All'inizio di marzo dello scorso anno avevo una prenotazione per la mostra di Raffaello alle Scuderie del Quirinale, ma proprio in quei giorni si cominciava a comprendere che la situazione della diffusione del virus stava diventando seria, cosicché avevo rinunciato e ceduto il biglietto.
Poi c'è stato il lungo blackout del lockdown primaverile in cui siamo stati tutti chiusi in casa e poi lentamente il disgelo estivo, durante il quale sono persino riuscita a vedere due mostre fotografiche (una su Tina Modotti a Palazzo Merulana e una, bellissima, su Ara Güler, al Museo di Roma in Trastevere) e un'altra bella mostra sugli impressionisti a Palazzo Bonaparte. Poi di nuovo, dopo l'estate, un lunghissimo periodo senza musei e senza mostre.
Finalmente, da qualche settimana, i musei hanno potuto riaprire - anche se solo durante la settimana (sono chiusi nel weekend) - e, saputo della riapertura della mostra Radici con le foto di Josef Koudelka, non mi sono lasciata sfuggire l'occasione per tornare finalmente a vedere una mostra!
Ebbene, Koudelka è un personaggio quasi mitico nel mondo della fotografia; alcuni dei suoi reportage e progetti fotografici sono ormai talmente famosi che anche se il suo nome non ci dice nulla abbiamo certamente visto da qualche parte una sua foto. Oggi è un vecchietto un po' tremolante sulle gambe, ma con un carattere e una tempra incredibili, come si vede bene nel breve filmato che è possibile visionare al termine della mostra, Obey to the sun, che certamente conferisce nuovi e ulteriori significati alla visita appena conclusa.
La mostra Radici è il risultato di decenni di viaggi del fotografo in centinaia di siti archeologici collocati lungo il bacino del Mediterraneo. Per questo progetto Koudelka ha scelto il formato 16:9, prevalentemente in orizzontale, ma anche in verticale, privilegiando prospettive sghembe o comunque sempre molto originali.
Il percorso della mostra è immaginato come una passeggiata archeologica attraverso questi siti, alternando "colonne e basamenti", nel senso che le foto in parte sono appese alle pareti, in parte sono sistemate su dei parallelepipedi (delle specie di panche) poggiati per terra.

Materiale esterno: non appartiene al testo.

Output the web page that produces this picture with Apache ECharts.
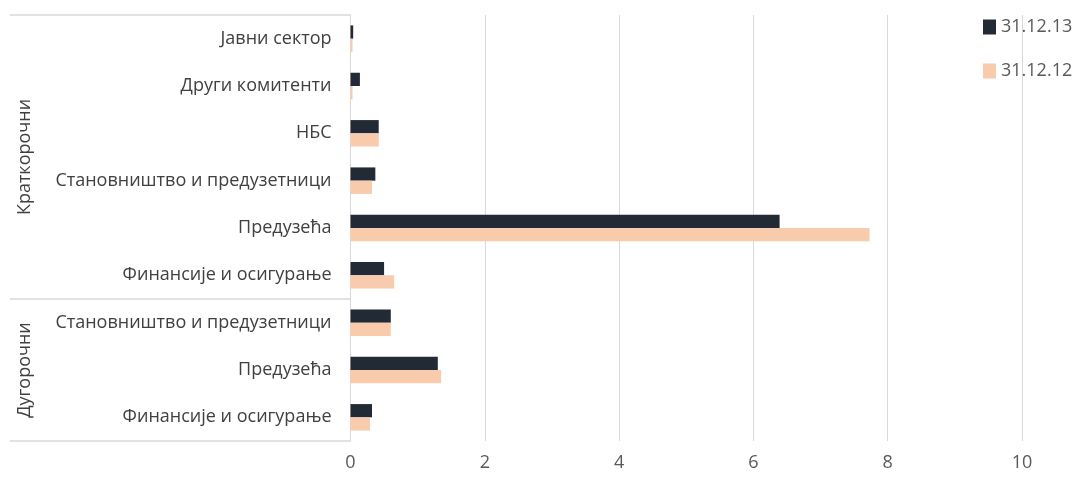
<!DOCTYPE html>
<html><head><meta charset="utf-8">
<script src="https://cdn.jsdelivr.net/npm/echarts@6/dist/echarts.min.js"></script>
<style>html,body{margin:0;padding:0;background:#fff}#c{width:1077px;height:482px}</style>
</head><body><div id="c"></div>
<script>
const categories = ['Јавни сектор','Други комитенти','НБС','Становништво и предузетници','Предузећа','Финансије и осигурање','Становништво и предузетници','Предузећа','Финансије и осигурање'];
const groups = [{name:'Краткорочни', from:0, to:5},{name:'Дугорочни', from:6, to:8}];
const seriesNames = ['31.12.13','31.12.12'];
const values2013 = [0.04,0.14,0.42,0.37,6.39,0.50,0.60,1.30,0.32];
const values2012 = [0.03,0.03,0.42,0.32,7.73,0.65,0.60,1.35,0.29];
const xTicks = [0,2,4,6,8,10];

const FONT = '"Open Sans", sans-serif';
const chart = echarts.init(document.getElementById('c'));
chart.setOption({
  animation:false,
  grid:{left:350.5,right:55,top:15,bottom:41},
  legend:{orient:'vertical',left:983,top:18,padding:0,itemWidth:13,itemHeight:15,itemGap:26,
    icon:'rect',textStyle:{color:'#595959',fontSize:18,lineHeight:15,fontFamily:FONT,padding:[0,0,0,0]},
    data:seriesNames},
  xAxis:{type:'value',min:xTicks[0],max:xTicks[xTicks.length-1],interval:2,
    axisLine:{show:false},axisTick:{show:false},
    axisLabel:{color:'#595959',fontSize:18,fontFamily:FONT,margin:13},
    splitLine:{lineStyle:{color:'#d9d9d9',width:1}}},
  yAxis:{type:'category',inverse:true,data:categories,
    axisLine:{lineStyle:{color:'#d9d9d9'}},axisTick:{show:false},
    axisLabel:{color:'#404040',fontSize:18,fontFamily:FONT,margin:19}},
  series:[
    {name:seriesNames[0],type:'bar',data:values2013,barGap:'0%',barCategoryGap:'44%',
      itemStyle:{color:'#222a35'}},
    {name:seriesNames[1],type:'bar',data:values2012,barGap:'0%',barCategoryGap:'44%',
      itemStyle:{color:'#f8cbad'}}
  ]
});
// Group brackets and labels derived from axis
const p0 = chart.convertToPixel({yAxisIndex:0},0);
const p1 = chart.convertToPixel({yAxisIndex:0},1);
const band = p1 - p0;
const axisX = chart.convertToPixel({xAxisIndex:0},0);
const els = [];
const lineStyle = {stroke:'#d9d9d9',lineWidth:1.5};
groups.forEach((g,i)=>{
  const yTop = chart.convertToPixel({yAxisIndex:0},g.from) - band/2;
  const yBot = chart.convertToPixel({yAxisIndex:0},g.to) + band/2;
  if(i===0) els.push({type:'line',shape:{x1:10,y1:yTop,x2:axisX,y2:yTop},style:lineStyle});
  els.push({type:'line',shape:{x1:10,y1:yBot,x2:axisX,y2:yBot},style:lineStyle});
  els.push({type:'text',x:25,y:(yTop+yBot)/2,rotation:Math.PI/2,
    style:{text:g.name,fill:'#404040',font:'18px '+FONT,align:'center',verticalAlign:'middle'}});
});
chart.setOption({graphic:els});
</script></body></html>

A essere sinceri, le foto sui parallelepipedi sono non solo di minore impatto (tranne pochissime), ma anche di peggiore leggibilità a causa del riflesso delle luci.
In generale, come spesso accade per le mostre all'Ara Pacis, il percorso all'interno della mostra non è lineare e non segue criteri molto stringenti, cosa che alla fine produce un effetto dispersivo e un pochino disordinato.
Le foto di Koudelka - che pure rappresentano esclusivamente paesaggi di pietra - hanno lo straordinario pregio di restituire vita a queste pietre: il modo in cui il fotografo le inquadra le fa quasi "respirare" o "parlare" a seconda dei casi, come se quei "mucchi di pietre" non fossero lì ammassate in maniera casuale dopo un crollo o per lo scorrere del tempo, ma si fossero messe in posa per lui. E in questo c'è lo straordinario occhio e la grande pazienza del fotografo nel cercare il punto di vista giusto e nell'aspettare la luce perfetta.
Alcune di quelle che mi sono piaciute di più le ho fotografate e le metto qui a corredo di questo post.
Che bello tornare a vivere la cultura!